Repeat all of the material below exactly as written, images excluded.

— START OF Information shown —

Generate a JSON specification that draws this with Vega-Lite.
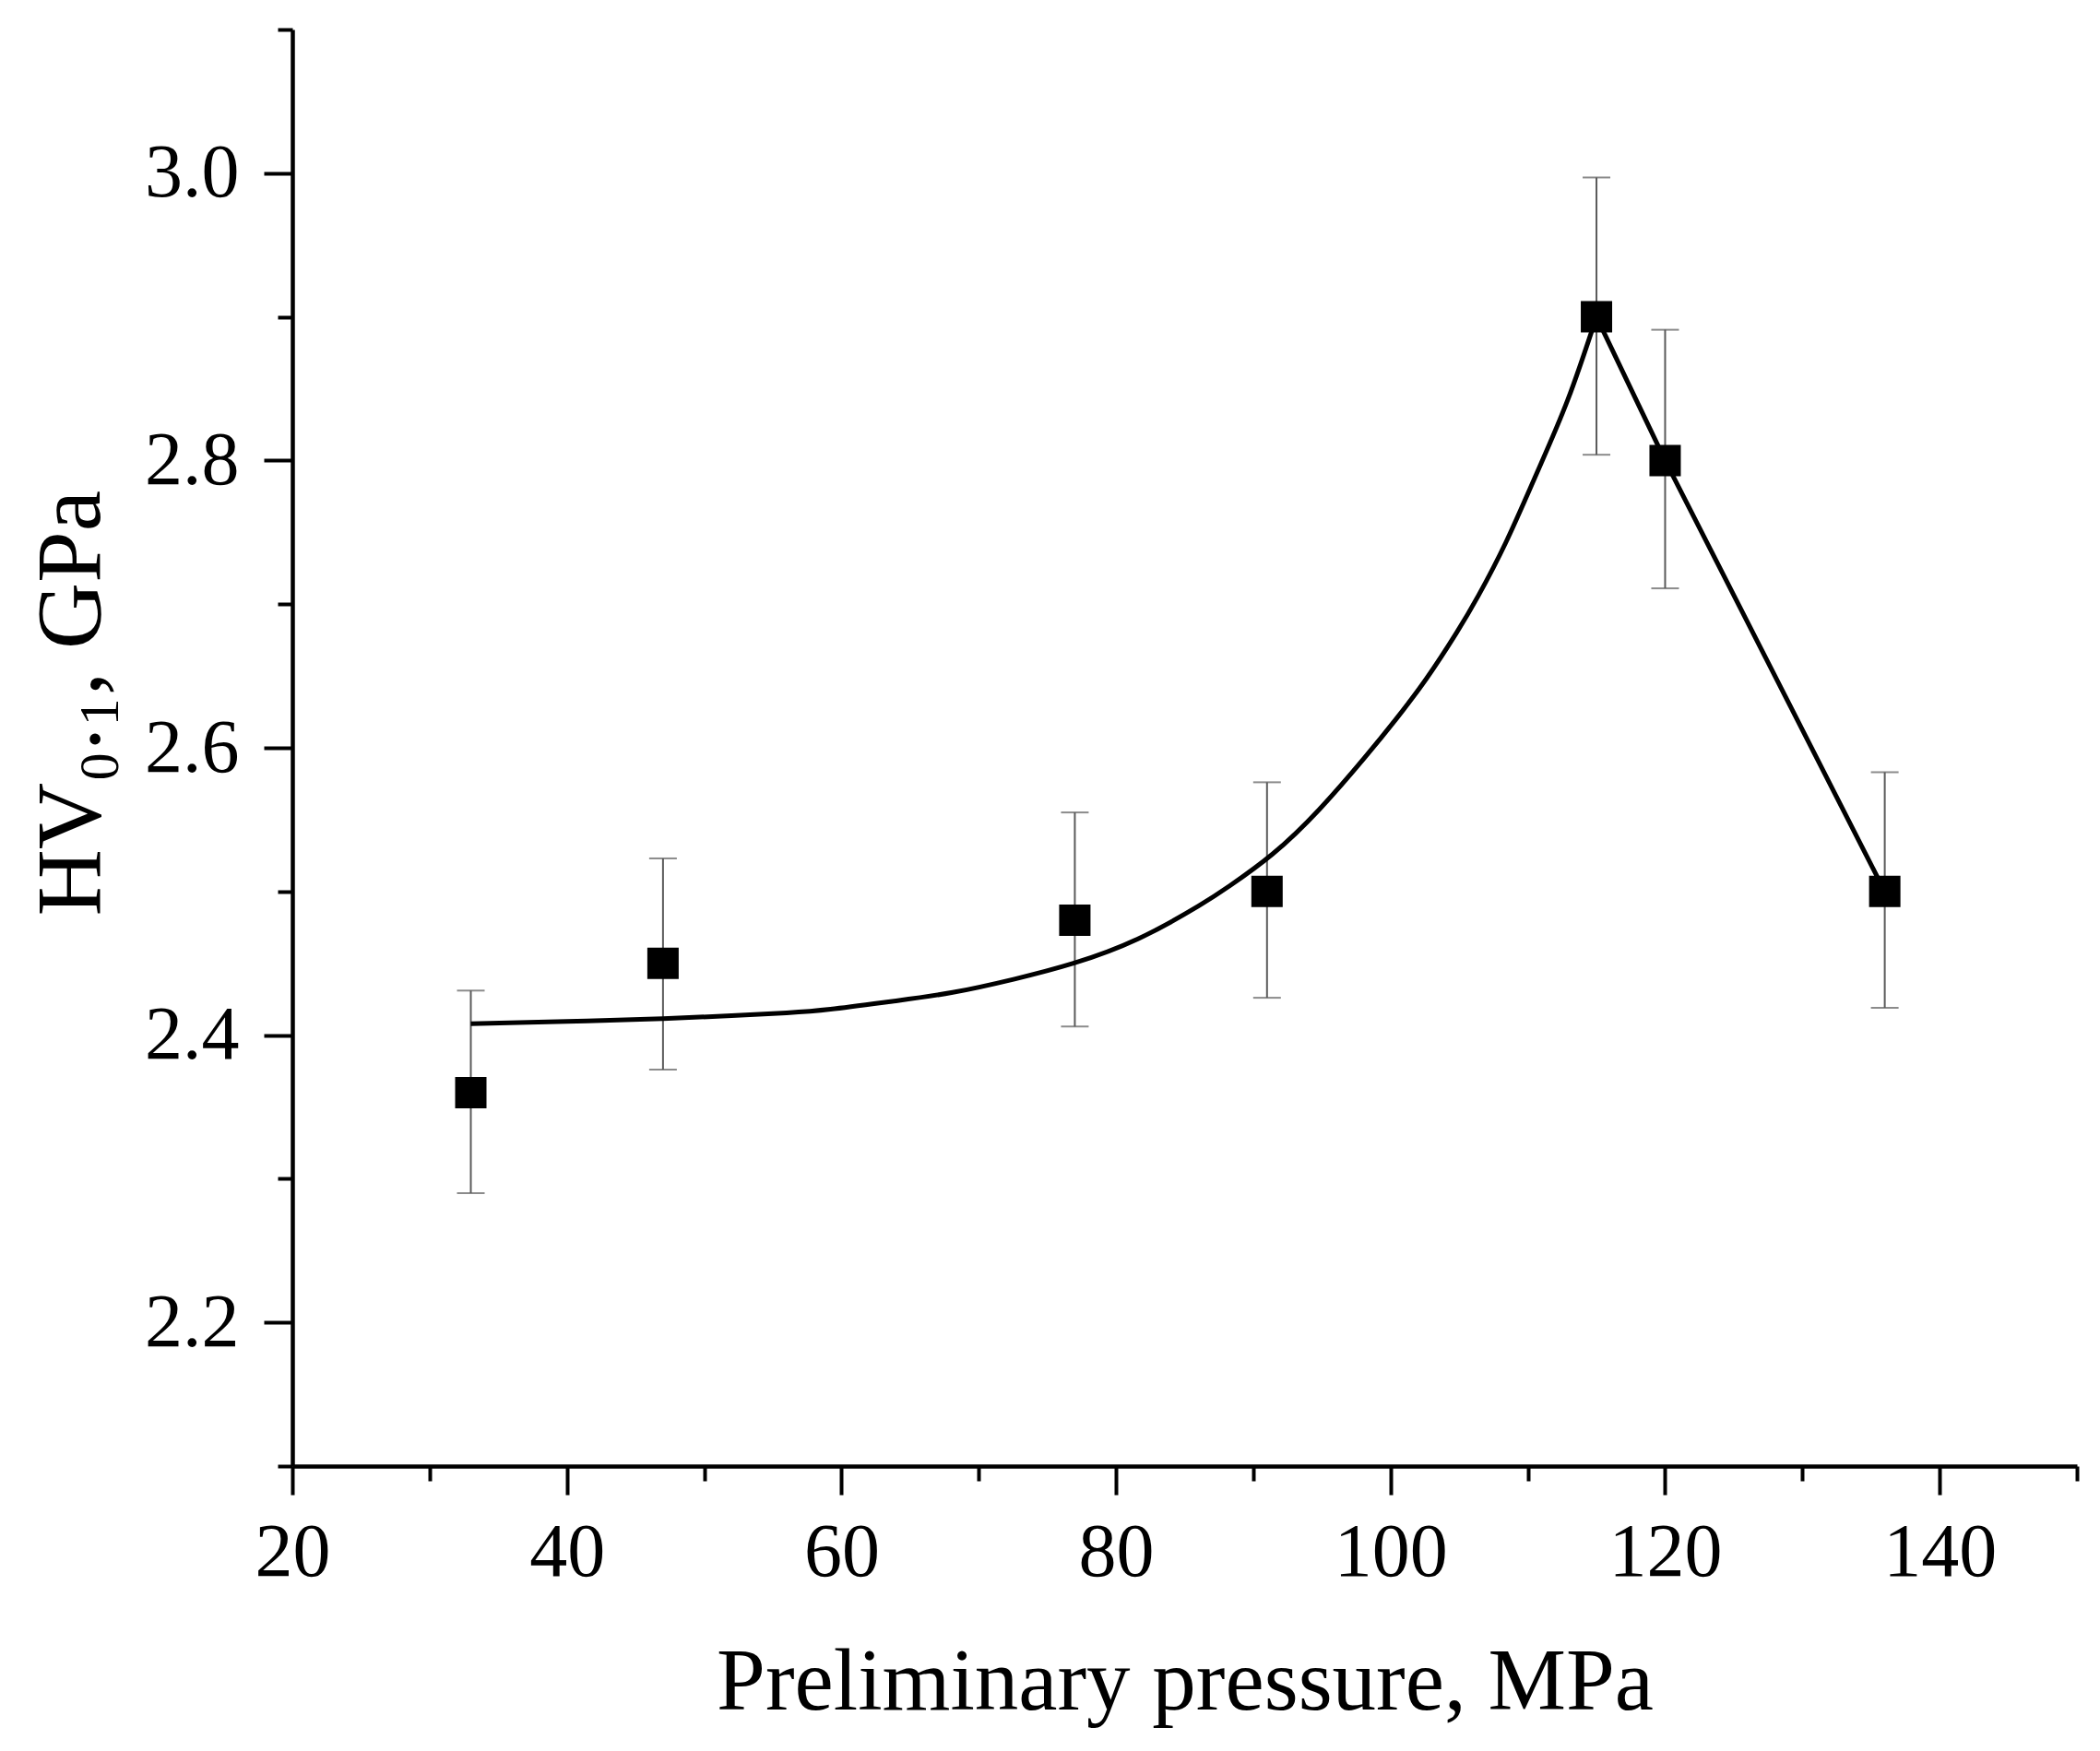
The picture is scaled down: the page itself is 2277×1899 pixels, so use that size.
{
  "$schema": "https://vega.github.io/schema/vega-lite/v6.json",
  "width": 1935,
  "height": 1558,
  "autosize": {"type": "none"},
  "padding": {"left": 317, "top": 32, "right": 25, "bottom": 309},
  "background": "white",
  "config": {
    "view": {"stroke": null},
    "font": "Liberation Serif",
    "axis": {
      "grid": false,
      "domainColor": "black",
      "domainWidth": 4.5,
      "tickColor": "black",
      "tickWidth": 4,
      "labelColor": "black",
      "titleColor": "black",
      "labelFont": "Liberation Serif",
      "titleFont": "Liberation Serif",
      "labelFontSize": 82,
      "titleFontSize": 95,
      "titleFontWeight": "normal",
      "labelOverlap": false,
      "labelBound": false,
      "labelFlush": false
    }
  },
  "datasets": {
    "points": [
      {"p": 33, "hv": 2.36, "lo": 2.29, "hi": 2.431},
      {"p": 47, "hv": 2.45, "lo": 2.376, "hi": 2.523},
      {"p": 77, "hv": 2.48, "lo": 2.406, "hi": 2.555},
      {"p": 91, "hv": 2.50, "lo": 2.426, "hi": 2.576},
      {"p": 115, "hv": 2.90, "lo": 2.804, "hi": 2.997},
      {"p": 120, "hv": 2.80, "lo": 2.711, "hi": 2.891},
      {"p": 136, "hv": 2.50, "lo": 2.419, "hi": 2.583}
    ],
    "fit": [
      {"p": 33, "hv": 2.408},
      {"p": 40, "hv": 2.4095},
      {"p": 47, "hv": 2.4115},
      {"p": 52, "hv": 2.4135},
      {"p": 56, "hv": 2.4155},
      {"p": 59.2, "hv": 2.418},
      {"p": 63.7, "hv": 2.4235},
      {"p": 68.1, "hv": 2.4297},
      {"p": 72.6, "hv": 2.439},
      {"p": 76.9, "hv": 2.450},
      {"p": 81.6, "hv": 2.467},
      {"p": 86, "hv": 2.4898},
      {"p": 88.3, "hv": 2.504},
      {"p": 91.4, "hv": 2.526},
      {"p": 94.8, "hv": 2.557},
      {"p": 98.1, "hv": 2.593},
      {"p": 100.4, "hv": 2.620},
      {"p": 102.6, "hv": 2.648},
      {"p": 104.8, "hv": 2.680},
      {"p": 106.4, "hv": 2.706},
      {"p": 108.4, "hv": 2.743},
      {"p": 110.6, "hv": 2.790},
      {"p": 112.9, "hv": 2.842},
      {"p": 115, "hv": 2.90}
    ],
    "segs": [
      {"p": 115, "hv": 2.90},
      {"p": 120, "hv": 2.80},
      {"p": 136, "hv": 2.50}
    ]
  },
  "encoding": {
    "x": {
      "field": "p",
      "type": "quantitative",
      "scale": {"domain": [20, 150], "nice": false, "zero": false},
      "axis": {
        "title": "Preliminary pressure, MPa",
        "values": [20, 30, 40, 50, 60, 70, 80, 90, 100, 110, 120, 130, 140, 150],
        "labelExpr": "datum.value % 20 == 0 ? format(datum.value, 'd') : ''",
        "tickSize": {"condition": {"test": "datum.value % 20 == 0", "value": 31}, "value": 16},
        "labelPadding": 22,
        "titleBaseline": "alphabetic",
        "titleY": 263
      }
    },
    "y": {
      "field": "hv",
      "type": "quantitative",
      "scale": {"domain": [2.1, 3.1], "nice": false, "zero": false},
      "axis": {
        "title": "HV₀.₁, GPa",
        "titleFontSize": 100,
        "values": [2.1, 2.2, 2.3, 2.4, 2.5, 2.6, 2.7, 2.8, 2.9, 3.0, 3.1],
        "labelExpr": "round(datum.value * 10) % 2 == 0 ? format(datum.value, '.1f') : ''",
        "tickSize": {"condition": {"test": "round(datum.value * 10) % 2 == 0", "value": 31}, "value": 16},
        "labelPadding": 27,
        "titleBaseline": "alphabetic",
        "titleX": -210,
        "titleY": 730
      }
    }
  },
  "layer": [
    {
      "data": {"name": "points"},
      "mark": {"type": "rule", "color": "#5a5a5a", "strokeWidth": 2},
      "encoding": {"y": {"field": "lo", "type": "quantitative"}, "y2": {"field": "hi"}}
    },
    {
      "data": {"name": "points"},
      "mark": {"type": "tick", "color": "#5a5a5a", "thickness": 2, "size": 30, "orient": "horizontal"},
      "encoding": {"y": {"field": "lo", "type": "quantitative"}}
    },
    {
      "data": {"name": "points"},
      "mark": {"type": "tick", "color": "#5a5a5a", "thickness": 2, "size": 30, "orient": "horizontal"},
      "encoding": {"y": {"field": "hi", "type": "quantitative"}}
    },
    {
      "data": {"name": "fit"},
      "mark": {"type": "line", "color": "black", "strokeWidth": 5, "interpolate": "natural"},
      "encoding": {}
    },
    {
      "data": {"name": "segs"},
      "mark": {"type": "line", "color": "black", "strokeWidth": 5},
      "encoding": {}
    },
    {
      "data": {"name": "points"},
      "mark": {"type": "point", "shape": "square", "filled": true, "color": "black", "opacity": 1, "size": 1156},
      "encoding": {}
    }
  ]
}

— END OF Information shown —

Exercise answer:
Generate a JSON specification that draws this with Vega-Lite.
The picture is scaled down: the page itself is 2277×1899 pixels, so use that size.
{
  "$schema": "https://vega.github.io/schema/vega-lite/v6.json",
  "width": 1935,
  "height": 1558,
  "autosize": {"type": "none"},
  "padding": {"left": 317, "top": 32, "right": 25, "bottom": 309},
  "background": "white",
  "config": {
    "view": {"stroke": null},
    "font": "Liberation Serif",
    "axis": {
      "grid": false,
      "domainColor": "black",
      "domainWidth": 4.5,
      "tickColor": "black",
      "tickWidth": 4,
      "labelColor": "black",
      "titleColor": "black",
      "labelFont": "Liberation Serif",
      "titleFont": "Liberation Serif",
      "labelFontSize": 82,
      "titleFontSize": 95,
      "titleFontWeight": "normal",
      "labelOverlap": false,
      "labelBound": false,
      "labelFlush": false
    }
  },
  "datasets": {
    "points": [
      {"p": 33, "hv": 2.36, "lo": 2.29, "hi": 2.431},
      {"p": 47, "hv": 2.45, "lo": 2.376, "hi": 2.523},
      {"p": 77, "hv": 2.48, "lo": 2.406, "hi": 2.555},
      {"p": 91, "hv": 2.50, "lo": 2.426, "hi": 2.576},
      {"p": 115, "hv": 2.90, "lo": 2.804, "hi": 2.997},
      {"p": 120, "hv": 2.80, "lo": 2.711, "hi": 2.891},
      {"p": 136, "hv": 2.50, "lo": 2.419, "hi": 2.583}
    ],
    "fit": [
      {"p": 33, "hv": 2.408},
      {"p": 40, "hv": 2.4095},
      {"p": 47, "hv": 2.4115},
      {"p": 52, "hv": 2.4135},
      {"p": 56, "hv": 2.4155},
      {"p": 59.2, "hv": 2.418},
      {"p": 63.7, "hv": 2.4235},
      {"p": 68.1, "hv": 2.4297},
      {"p": 72.6, "hv": 2.439},
      {"p": 76.9, "hv": 2.450},
      {"p": 81.6, "hv": 2.467},
      {"p": 86, "hv": 2.4898},
      {"p": 88.3, "hv": 2.504},
      {"p": 91.4, "hv": 2.526},
      {"p": 94.8, "hv": 2.557},
      {"p": 98.1, "hv": 2.593},
      {"p": 100.4, "hv": 2.620},
      {"p": 102.6, "hv": 2.648},
      {"p": 104.8, "hv": 2.680},
      {"p": 106.4, "hv": 2.706},
      {"p": 108.4, "hv": 2.743},
      {"p": 110.6, "hv": 2.790},
      {"p": 112.9, "hv": 2.842},
      {"p": 115, "hv": 2.90}
    ],
    "segs": [
      {"p": 115, "hv": 2.90},
      {"p": 120, "hv": 2.80},
      {"p": 136, "hv": 2.50}
    ]
  },
  "encoding": {
    "x": {
      "field": "p",
      "type": "quantitative",
      "scale": {"domain": [20, 150], "nice": false, "zero": false},
      "axis": {
        "title": "Preliminary pressure, MPa",
        "values": [20, 30, 40, 50, 60, 70, 80, 90, 100, 110, 120, 130, 140, 150],
        "labelExpr": "datum.value % 20 == 0 ? format(datum.value, 'd') : ''",
        "tickSize": {"condition": {"test": "datum.value % 20 == 0", "value": 31}, "value": 16},
        "labelPadding": 22,
        "titleBaseline": "alphabetic",
        "titleY": 263
      }
    },
    "y": {
      "field": "hv",
      "type": "quantitative",
      "scale": {"domain": [2.1, 3.1], "nice": false, "zero": false},
      "axis": {
        "title": "HV₀.₁, GPa",
        "titleFontSize": 100,
        "values": [2.1, 2.2, 2.3, 2.4, 2.5, 2.6, 2.7, 2.8, 2.9, 3.0, 3.1],
        "labelExpr": "round(datum.value * 10) % 2 == 0 ? format(datum.value, '.1f') : ''",
        "tickSize": {"condition": {"test": "round(datum.value * 10) % 2 == 0", "value": 31}, "value": 16},
        "labelPadding": 27,
        "titleBaseline": "alphabetic",
        "titleX": -210,
        "titleY": 730
      }
    }
  },
  "layer": [
    {
      "data": {"name": "points"},
      "mark": {"type": "rule", "color": "#5a5a5a", "strokeWidth": 2},
      "encoding": {"y": {"field": "lo", "type": "quantitative"}, "y2": {"field": "hi"}}
    },
    {
      "data": {"name": "points"},
      "mark": {"type": "tick", "color": "#5a5a5a", "thickness": 2, "size": 30, "orient": "horizontal"},
      "encoding": {"y": {"field": "lo", "type": "quantitative"}}
    },
    {
      "data": {"name": "points"},
      "mark": {"type": "tick", "color": "#5a5a5a", "thickness": 2, "size": 30, "orient": "horizontal"},
      "encoding": {"y": {"field": "hi", "type": "quantitative"}}
    },
    {
      "data": {"name": "fit"},
      "mark": {"type": "line", "color": "black", "strokeWidth": 5, "interpolate": "natural"},
      "encoding": {}
    },
    {
      "data": {"name": "segs"},
      "mark": {"type": "line", "color": "black", "strokeWidth": 5},
      "encoding": {}
    },
    {
      "data": {"name": "points"},
      "mark": {"type": "point", "shape": "square", "filled": true, "color": "black", "opacity": 1, "size": 1156},
      "encoding": {}
    }
  ]
}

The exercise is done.